• [EXERCISE AIM]
Write every line of the material out exactly as shown.

• [RECORD EXTRACTS]
+ + + +

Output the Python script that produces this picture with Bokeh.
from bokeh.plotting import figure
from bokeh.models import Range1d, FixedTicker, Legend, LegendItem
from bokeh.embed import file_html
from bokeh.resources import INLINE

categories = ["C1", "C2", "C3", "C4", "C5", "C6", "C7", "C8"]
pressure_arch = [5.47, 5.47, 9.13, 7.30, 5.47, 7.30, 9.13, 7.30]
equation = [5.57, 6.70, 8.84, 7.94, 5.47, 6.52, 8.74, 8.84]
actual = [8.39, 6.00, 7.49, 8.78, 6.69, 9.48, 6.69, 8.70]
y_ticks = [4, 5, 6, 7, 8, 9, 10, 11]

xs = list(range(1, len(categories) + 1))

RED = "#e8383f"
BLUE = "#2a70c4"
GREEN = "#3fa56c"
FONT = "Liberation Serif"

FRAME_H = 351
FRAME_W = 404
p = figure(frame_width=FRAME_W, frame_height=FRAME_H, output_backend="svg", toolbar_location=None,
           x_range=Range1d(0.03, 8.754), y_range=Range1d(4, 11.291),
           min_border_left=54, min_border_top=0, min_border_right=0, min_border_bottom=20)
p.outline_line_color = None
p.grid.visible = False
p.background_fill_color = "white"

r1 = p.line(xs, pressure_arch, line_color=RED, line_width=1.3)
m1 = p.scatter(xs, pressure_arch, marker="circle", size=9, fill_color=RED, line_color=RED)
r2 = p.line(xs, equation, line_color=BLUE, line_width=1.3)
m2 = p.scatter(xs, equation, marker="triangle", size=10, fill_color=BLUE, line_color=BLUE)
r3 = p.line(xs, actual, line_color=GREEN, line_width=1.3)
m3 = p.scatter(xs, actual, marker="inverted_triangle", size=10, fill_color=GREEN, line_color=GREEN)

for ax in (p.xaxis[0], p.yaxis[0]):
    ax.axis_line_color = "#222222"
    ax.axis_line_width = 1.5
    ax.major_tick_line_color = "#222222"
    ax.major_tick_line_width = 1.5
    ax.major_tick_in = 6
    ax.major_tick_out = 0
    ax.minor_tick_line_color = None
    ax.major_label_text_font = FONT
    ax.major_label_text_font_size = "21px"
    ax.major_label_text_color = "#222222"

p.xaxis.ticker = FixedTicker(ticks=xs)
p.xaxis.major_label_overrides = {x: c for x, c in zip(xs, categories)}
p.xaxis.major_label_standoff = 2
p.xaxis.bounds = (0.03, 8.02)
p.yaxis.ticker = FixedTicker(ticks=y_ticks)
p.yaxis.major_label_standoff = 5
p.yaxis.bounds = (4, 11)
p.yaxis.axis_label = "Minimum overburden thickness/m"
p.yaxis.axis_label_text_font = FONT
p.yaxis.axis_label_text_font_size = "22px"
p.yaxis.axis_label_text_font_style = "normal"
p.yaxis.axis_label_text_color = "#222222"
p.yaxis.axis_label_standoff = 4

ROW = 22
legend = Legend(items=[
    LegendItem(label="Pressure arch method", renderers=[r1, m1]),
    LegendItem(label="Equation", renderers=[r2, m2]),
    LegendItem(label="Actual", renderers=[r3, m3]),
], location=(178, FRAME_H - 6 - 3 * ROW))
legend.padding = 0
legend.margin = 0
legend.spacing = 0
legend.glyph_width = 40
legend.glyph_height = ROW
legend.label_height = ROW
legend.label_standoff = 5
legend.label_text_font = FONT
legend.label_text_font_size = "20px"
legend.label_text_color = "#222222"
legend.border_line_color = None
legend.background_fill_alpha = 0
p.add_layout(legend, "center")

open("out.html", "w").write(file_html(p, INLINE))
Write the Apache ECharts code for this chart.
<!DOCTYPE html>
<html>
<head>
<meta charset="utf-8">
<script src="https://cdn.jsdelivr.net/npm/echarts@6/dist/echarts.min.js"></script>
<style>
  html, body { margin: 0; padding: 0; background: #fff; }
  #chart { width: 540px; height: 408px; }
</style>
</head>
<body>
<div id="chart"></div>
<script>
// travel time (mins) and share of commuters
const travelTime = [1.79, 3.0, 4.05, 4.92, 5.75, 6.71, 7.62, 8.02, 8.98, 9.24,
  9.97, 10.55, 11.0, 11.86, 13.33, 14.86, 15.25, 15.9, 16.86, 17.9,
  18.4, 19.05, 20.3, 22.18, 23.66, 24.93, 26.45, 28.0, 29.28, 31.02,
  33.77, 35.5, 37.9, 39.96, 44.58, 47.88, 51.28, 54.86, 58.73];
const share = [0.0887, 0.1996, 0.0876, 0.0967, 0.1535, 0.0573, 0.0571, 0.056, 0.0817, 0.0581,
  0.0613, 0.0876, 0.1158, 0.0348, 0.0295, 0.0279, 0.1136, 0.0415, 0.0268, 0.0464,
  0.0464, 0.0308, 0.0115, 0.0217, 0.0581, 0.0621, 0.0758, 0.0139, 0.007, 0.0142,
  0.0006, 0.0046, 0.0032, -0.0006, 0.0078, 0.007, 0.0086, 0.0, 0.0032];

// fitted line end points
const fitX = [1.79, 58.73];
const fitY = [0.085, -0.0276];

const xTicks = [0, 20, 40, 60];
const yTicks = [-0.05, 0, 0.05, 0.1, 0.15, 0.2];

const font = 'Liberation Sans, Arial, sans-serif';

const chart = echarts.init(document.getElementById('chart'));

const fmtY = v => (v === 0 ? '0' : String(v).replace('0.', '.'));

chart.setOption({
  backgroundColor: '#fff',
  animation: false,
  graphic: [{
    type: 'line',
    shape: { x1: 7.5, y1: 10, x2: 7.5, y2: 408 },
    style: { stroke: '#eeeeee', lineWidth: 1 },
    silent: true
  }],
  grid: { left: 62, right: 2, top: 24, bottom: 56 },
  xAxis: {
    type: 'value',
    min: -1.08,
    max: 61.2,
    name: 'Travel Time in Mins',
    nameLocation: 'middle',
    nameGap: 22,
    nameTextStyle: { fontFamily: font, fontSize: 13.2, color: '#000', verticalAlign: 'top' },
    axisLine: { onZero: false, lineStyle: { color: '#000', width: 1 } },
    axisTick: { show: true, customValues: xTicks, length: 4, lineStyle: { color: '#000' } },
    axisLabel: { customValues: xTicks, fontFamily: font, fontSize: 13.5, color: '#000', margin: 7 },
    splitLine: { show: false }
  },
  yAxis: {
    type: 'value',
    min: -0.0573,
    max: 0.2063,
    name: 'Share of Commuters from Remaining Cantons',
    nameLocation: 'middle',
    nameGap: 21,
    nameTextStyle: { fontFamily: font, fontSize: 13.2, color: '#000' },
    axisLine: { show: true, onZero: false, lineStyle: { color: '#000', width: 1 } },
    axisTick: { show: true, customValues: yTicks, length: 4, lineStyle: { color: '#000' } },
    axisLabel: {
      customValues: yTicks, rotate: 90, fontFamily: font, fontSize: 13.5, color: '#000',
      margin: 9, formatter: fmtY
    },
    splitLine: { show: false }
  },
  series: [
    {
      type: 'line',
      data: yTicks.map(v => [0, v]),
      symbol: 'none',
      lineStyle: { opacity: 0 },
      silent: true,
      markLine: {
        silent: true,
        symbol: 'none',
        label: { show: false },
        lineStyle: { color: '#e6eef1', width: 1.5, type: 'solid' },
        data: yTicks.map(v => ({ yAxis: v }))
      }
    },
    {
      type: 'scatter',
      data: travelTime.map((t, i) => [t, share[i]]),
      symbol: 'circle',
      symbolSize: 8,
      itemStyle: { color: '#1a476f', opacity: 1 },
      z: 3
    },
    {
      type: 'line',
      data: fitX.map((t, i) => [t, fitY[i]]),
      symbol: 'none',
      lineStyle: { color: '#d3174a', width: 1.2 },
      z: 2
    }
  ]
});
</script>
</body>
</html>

+ + + +

• [EXPECTED ANSWER]
Output the Python script that produces this picture with Bokeh.
from bokeh.plotting import figure
from bokeh.models import Range1d, FixedTicker, Legend, LegendItem
from bokeh.embed import file_html
from bokeh.resources import INLINE

categories = ["C1", "C2", "C3", "C4", "C5", "C6", "C7", "C8"]
pressure_arch = [5.47, 5.47, 9.13, 7.30, 5.47, 7.30, 9.13, 7.30]
equation = [5.57, 6.70, 8.84, 7.94, 5.47, 6.52, 8.74, 8.84]
actual = [8.39, 6.00, 7.49, 8.78, 6.69, 9.48, 6.69, 8.70]
y_ticks = [4, 5, 6, 7, 8, 9, 10, 11]

xs = list(range(1, len(categories) + 1))

RED = "#e8383f"
BLUE = "#2a70c4"
GREEN = "#3fa56c"
FONT = "Liberation Serif"

FRAME_H = 351
FRAME_W = 404
p = figure(frame_width=FRAME_W, frame_height=FRAME_H, output_backend="svg", toolbar_location=None,
           x_range=Range1d(0.03, 8.754), y_range=Range1d(4, 11.291),
           min_border_left=54, min_border_top=0, min_border_right=0, min_border_bottom=20)
p.outline_line_color = None
p.grid.visible = False
p.background_fill_color = "white"

r1 = p.line(xs, pressure_arch, line_color=RED, line_width=1.3)
m1 = p.scatter(xs, pressure_arch, marker="circle", size=9, fill_color=RED, line_color=RED)
r2 = p.line(xs, equation, line_color=BLUE, line_width=1.3)
m2 = p.scatter(xs, equation, marker="triangle", size=10, fill_color=BLUE, line_color=BLUE)
r3 = p.line(xs, actual, line_color=GREEN, line_width=1.3)
m3 = p.scatter(xs, actual, marker="inverted_triangle", size=10, fill_color=GREEN, line_color=GREEN)

for ax in (p.xaxis[0], p.yaxis[0]):
    ax.axis_line_color = "#222222"
    ax.axis_line_width = 1.5
    ax.major_tick_line_color = "#222222"
    ax.major_tick_line_width = 1.5
    ax.major_tick_in = 6
    ax.major_tick_out = 0
    ax.minor_tick_line_color = None
    ax.major_label_text_font = FONT
    ax.major_label_text_font_size = "21px"
    ax.major_label_text_color = "#222222"

p.xaxis.ticker = FixedTicker(ticks=xs)
p.xaxis.major_label_overrides = {x: c for x, c in zip(xs, categories)}
p.xaxis.major_label_standoff = 2
p.xaxis.bounds = (0.03, 8.02)
p.yaxis.ticker = FixedTicker(ticks=y_ticks)
p.yaxis.major_label_standoff = 5
p.yaxis.bounds = (4, 11)
p.yaxis.axis_label = "Minimum overburden thickness/m"
p.yaxis.axis_label_text_font = FONT
p.yaxis.axis_label_text_font_size = "22px"
p.yaxis.axis_label_text_font_style = "normal"
p.yaxis.axis_label_text_color = "#222222"
p.yaxis.axis_label_standoff = 4

ROW = 22
legend = Legend(items=[
    LegendItem(label="Pressure arch method", renderers=[r1, m1]),
    LegendItem(label="Equation", renderers=[r2, m2]),
    LegendItem(label="Actual", renderers=[r3, m3]),
], location=(178, FRAME_H - 6 - 3 * ROW))
legend.padding = 0
legend.margin = 0
legend.spacing = 0
legend.glyph_width = 40
legend.glyph_height = ROW
legend.label_height = ROW
legend.label_standoff = 5
legend.label_text_font = FONT
legend.label_text_font_size = "20px"
legend.label_text_color = "#222222"
legend.border_line_color = None
legend.background_fill_alpha = 0
p.add_layout(legend, "center")

open("out.html", "w").write(file_html(p, INLINE))
Write the Apache ECharts code for this chart.
<!DOCTYPE html>
<html>
<head>
<meta charset="utf-8">
<script src="https://cdn.jsdelivr.net/npm/echarts@6/dist/echarts.min.js"></script>
<style>
  html, body { margin: 0; padding: 0; background: #fff; }
  #chart { width: 540px; height: 408px; }
</style>
</head>
<body>
<div id="chart"></div>
<script>
// travel time (mins) and share of commuters
const travelTime = [1.79, 3.0, 4.05, 4.92, 5.75, 6.71, 7.62, 8.02, 8.98, 9.24,
  9.97, 10.55, 11.0, 11.86, 13.33, 14.86, 15.25, 15.9, 16.86, 17.9,
  18.4, 19.05, 20.3, 22.18, 23.66, 24.93, 26.45, 28.0, 29.28, 31.02,
  33.77, 35.5, 37.9, 39.96, 44.58, 47.88, 51.28, 54.86, 58.73];
const share = [0.0887, 0.1996, 0.0876, 0.0967, 0.1535, 0.0573, 0.0571, 0.056, 0.0817, 0.0581,
  0.0613, 0.0876, 0.1158, 0.0348, 0.0295, 0.0279, 0.1136, 0.0415, 0.0268, 0.0464,
  0.0464, 0.0308, 0.0115, 0.0217, 0.0581, 0.0621, 0.0758, 0.0139, 0.007, 0.0142,
  0.0006, 0.0046, 0.0032, -0.0006, 0.0078, 0.007, 0.0086, 0.0, 0.0032];

// fitted line end points
const fitX = [1.79, 58.73];
const fitY = [0.085, -0.0276];

const xTicks = [0, 20, 40, 60];
const yTicks = [-0.05, 0, 0.05, 0.1, 0.15, 0.2];

const font = 'Liberation Sans, Arial, sans-serif';

const chart = echarts.init(document.getElementById('chart'));

const fmtY = v => (v === 0 ? '0' : String(v).replace('0.', '.'));

chart.setOption({
  backgroundColor: '#fff',
  animation: false,
  graphic: [{
    type: 'line',
    shape: { x1: 7.5, y1: 10, x2: 7.5, y2: 408 },
    style: { stroke: '#eeeeee', lineWidth: 1 },
    silent: true
  }],
  grid: { left: 62, right: 2, top: 24, bottom: 56 },
  xAxis: {
    type: 'value',
    min: -1.08,
    max: 61.2,
    name: 'Travel Time in Mins',
    nameLocation: 'middle',
    nameGap: 22,
    nameTextStyle: { fontFamily: font, fontSize: 13.2, color: '#000', verticalAlign: 'top' },
    axisLine: { onZero: false, lineStyle: { color: '#000', width: 1 } },
    axisTick: { show: true, customValues: xTicks, length: 4, lineStyle: { color: '#000' } },
    axisLabel: { customValues: xTicks, fontFamily: font, fontSize: 13.5, color: '#000', margin: 7 },
    splitLine: { show: false }
  },
  yAxis: {
    type: 'value',
    min: -0.0573,
    max: 0.2063,
    name: 'Share of Commuters from Remaining Cantons',
    nameLocation: 'middle',
    nameGap: 21,
    nameTextStyle: { fontFamily: font, fontSize: 13.2, color: '#000' },
    axisLine: { show: true, onZero: false, lineStyle: { color: '#000', width: 1 } },
    axisTick: { show: true, customValues: yTicks, length: 4, lineStyle: { color: '#000' } },
    axisLabel: {
      customValues: yTicks, rotate: 90, fontFamily: font, fontSize: 13.5, color: '#000',
      margin: 9, formatter: fmtY
    },
    splitLine: { show: false }
  },
  series: [
    {
      type: 'line',
      data: yTicks.map(v => [0, v]),
      symbol: 'none',
      lineStyle: { opacity: 0 },
      silent: true,
      markLine: {
        silent: true,
        symbol: 'none',
        label: { show: false },
        lineStyle: { color: '#e6eef1', width: 1.5, type: 'solid' },
        data: yTicks.map(v => ({ yAxis: v }))
      }
    },
    {
      type: 'scatter',
      data: travelTime.map((t, i) => [t, share[i]]),
      symbol: 'circle',
      symbolSize: 8,
      itemStyle: { color: '#1a476f', opacity: 1 },
      z: 3
    },
    {
      type: 'line',
      data: fitX.map((t, i) => [t, fitY[i]]),
      symbol: 'none',
      lineStyle: { color: '#d3174a', width: 1.2 },
      z: 2
    }
  ]
});
</script>
</body>
</html>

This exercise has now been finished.